Samaritan’s Purse is actively engaged in the spiritual rebuilding of Moldova through Operation Christmas Child and The Greatest Journey.
Perestroika is not just something of the past.
The term, which means rebuilding in Russian, took international stage in the mid-1980s when former Soviet President Mikhail Gorbachev initiated a season of economic and political restructuring that spilled over into social life. It was like spring for Christians throughout the republic as controls loosened and they were again allowed to practice their faith openly without fear of repercussion.
More than 30 years have passed since those exciting days, but in the former Soviet republic of Moldova, spiritual rebuilding continues even now with the help of the Samaritan’s Purse project Operation Christmas Child and its follow-up discipleship program, The Greatest Journey. Local churches are using these tools to reach villages that, in some cases, have no church or even any believers.
Sixty-year-old Andrei Ciobanu, a pastor in the village of Vadul Lui Isac and leader of Baptist churches in southern Moldova, said, “We still have 70 villages in the south that don’t have Protestant churches or Christians. Our goal is to get to these villages and share the Gospel there. These projects are a big opportunity.”
Pastor Andrei remembers when being a witness for the Gospel was difficult. Growing up before Gorbachev’s reforms, he remembers what it was like to claim Christ’s Name in the Soviet Union. When he was a child, his parents became believers and began meeting in secret with other Christians. One of his distinct memories is of the Communist party breaking up one of those meetings.
“Don’t move. Stay where you are,” they said as they searched the home for Christian material. Stuffing the handwritten Bibles and hymnals they found into a sack, they ordered the group outside. While everyone watched, the Communists threw the precious literature down the hole of the outhouse.
Pastor Andrei’s family was persecuted repeatedly. He remembers that in his school of 800 children, he was one of two children singled out at an assembly. In front of the whole group, teachers pointed out that these Christian children “darkened their society.”
By the age of 16, the pressure of being from a Christian family was too much for Andrei. He left home to work with the Communist Party youth organization in Kazakhstan. After that year and a couple years of mandatory military service, though, Andrei returned to Moldova. While traveling around the republic working at the age of 22, he asked his coworkers if he could join them in listening to a Christian radio program in secret. After hearing the message, he knelt down in a field and prayed to accept Christ into his heart.
“It was my goal from the time I repented to tell people about the Gospel,” said Pastor Andrei. “It was more difficult before perestroika, but after perestroika there were lots of possibilities to bring the Gospel into schools.”
Following Pastor Andrei’s conversion, 12 of the school staff, who once told him there is no God, repented and became Christians. The school director who had persecuted Andrei also invited him to come to the school to share the Gospel. This man later accepted Christ and was baptized.

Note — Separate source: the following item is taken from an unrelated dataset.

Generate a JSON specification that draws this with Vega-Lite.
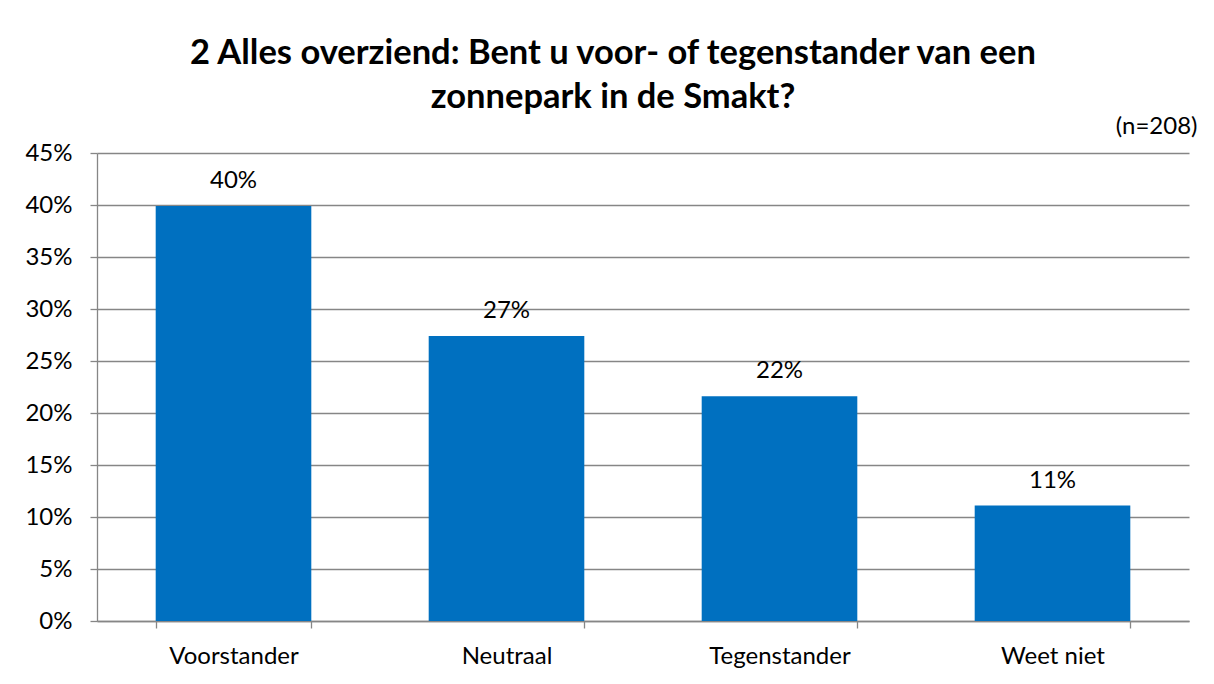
{
  "$schema": "https://vega.github.io/schema/vega-lite/v6.json",
  "width": 1092,
  "height": 468,
  "autosize": "none",
  "padding": {"left": 97, "top": 153, "right": 25, "bottom": 63},
  "background": "white",
  "title": {
    "text": ["2 Alles overziend: Bent u voor- of tegenstander van een", "zonnepark in de Smakt?"],
    "anchor": "middle",
    "frame": "group",
    "dx": -30,
    "font": "Lato",
    "fontSize": 34.5,
    "fontWeight": "bold",
    "color": "#000000",
    "lineHeight": 44,
    "offset": 0
  },
  "config": {
    "view": {"stroke": null},
    "font": "Lato",
    "axis": {
      "labelFont": "Lato",
      "labelFontSize": 24,
      "labelColor": "#000000",
      "domainColor": "#868686",
      "tickColor": "#868686",
      "gridColor": "#868686",
      "domainWidth": 1.3,
      "tickWidth": 1.3,
      "gridWidth": 1.3,
      "tickSize": 7
    }
  },
  "datasets": {
    "antwoorden": [
      {"categorie": "Voorstander", "aandeel": 0.399},
      {"categorie": "Neutraal", "aandeel": 0.274},
      {"categorie": "Tegenstander", "aandeel": 0.216},
      {"categorie": "Weet niet", "aandeel": 0.111}
    ],
    "steekproef": [
      {"categorie": "Weet niet", "aandeel": 0.45, "n": "(n=208)"}
    ]
  },
  "layer": [
    {
      "data": {"name": "antwoorden"},
      "mark": {"type": "bar", "color": "#0070C0"},
      "encoding": {
        "x": {
          "field": "categorie",
          "type": "nominal",
          "sort": ["Voorstander", "Neutraal", "Tegenstander", "Weet niet"],
          "scale": {"paddingInner": 0.43, "paddingOuter": 0.215},
          "axis": {
            "title": null,
            "labelAngle": 0,
            "tickBand": "extent",
            "labelPadding": 16,
            "grid": false
          }
        },
        "y": {
          "field": "aandeel",
          "type": "quantitative",
          "scale": {"domain": [0, 0.45], "nice": false},
          "axis": {
            "title": null,
            "format": ".0%",
            "values": [0, 0.05, 0.1, 0.15, 0.2, 0.25, 0.3, 0.35, 0.4, 0.45],
            "grid": true,
            "labelPadding": 18
          }
        }
      }
    },
    {
      "data": {"name": "antwoorden"},
      "mark": {"type": "text", "baseline": "alphabetic", "dy": -18, "fontSize": 24, "color": "#000000"},
      "encoding": {
        "x": {"field": "categorie", "type": "nominal", "sort": ["Voorstander", "Neutraal", "Tegenstander", "Weet niet"]},
        "y": {"field": "aandeel", "type": "quantitative"},
        "text": {"field": "aandeel", "type": "quantitative", "format": ".0%"}
      }
    },
    {
      "data": {"name": "steekproef"},
      "mark": {"type": "text", "align": "right", "baseline": "alphabetic", "dx": 145, "dy": -19, "fontSize": 24, "color": "#000000"},
      "encoding": {
        "x": {"field": "categorie", "type": "nominal", "sort": ["Voorstander", "Neutraal", "Tegenstander", "Weet niet"]},
        "y": {"field": "aandeel", "type": "quantitative"},
        "text": {"field": "n", "type": "nominal"}
      }
    }
  ]
}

18 Years of Great Joy and Good News
“Since Samaritan’s Purse came to Moldova in 1997, it has opened many doors in the area,” said Pastor Andrei.
Recently when he approached one village about coming with Operation Christmas Child shoebox gifts, the Communist mayor told Pastor Andrei they could come but warned him against preaching the Gospel.
Nevertheless, Pastor Andrei got a chance to share Good News. During the distribution he asked the children, “Do you know where these shoeboxes came from?”
“No,” they answered.
“These shoeboxes are prepared by people in the West who celebrate Christmas. Do you know what Christmas means?”
Pastor Andrei proceeded to share the true meaning of Christmas, and the mayor did not mind. There are no Christians in this village but they are now arranging to begin The Greatest Journey discipleship course there.
“We have mayors calling us and looking for us,” Pastor Andrei said.
“A small present in Moldova opens so many doors. It is a great opportunity to share the Gospel with both children and adults.”
At a recent school assembly, students, teachers, and administrators all listened to Pastor Andrei share the Gospel. He then invited the children to an event at his church. It was vastly different from the experiences Pastor Andrei had in school.
“I remember from my childhood how at school we praised the name of Lenin,” he said. “Now at school, children praise the name of the Lord.”
Pastor Andrei remains burdened for areas of his country without a Christian witness. In the Kantemirov district, for example, he says more than half of the villages do not celebrate Christmas or know what it means. While in the Leova district, only four of 34 communities have churches.
Now that the 12-lessons of The Greatest Journey course are being offered in Kantemirov, Pastor Andrei said, “This is the beginning of a new church.”
Speaking to those who support the outreach of Samaritan’s Purse through local churches in Moldova, Pastor Andrei said, “One day you will understand how many doors have been opened, how many hearts have been reached, how much joy you have brought to many children who have never received a present before in their lives. On behalf of thousands and thousands of children, I’d like to thank you who do this ministry.”
Please pray for the witness of Pastor Andrei and other evangelical leaders in Moldova. Pray for more Gospel opportunities through shoebox gifts and for more children to grow in Christ through The Greatest Journey.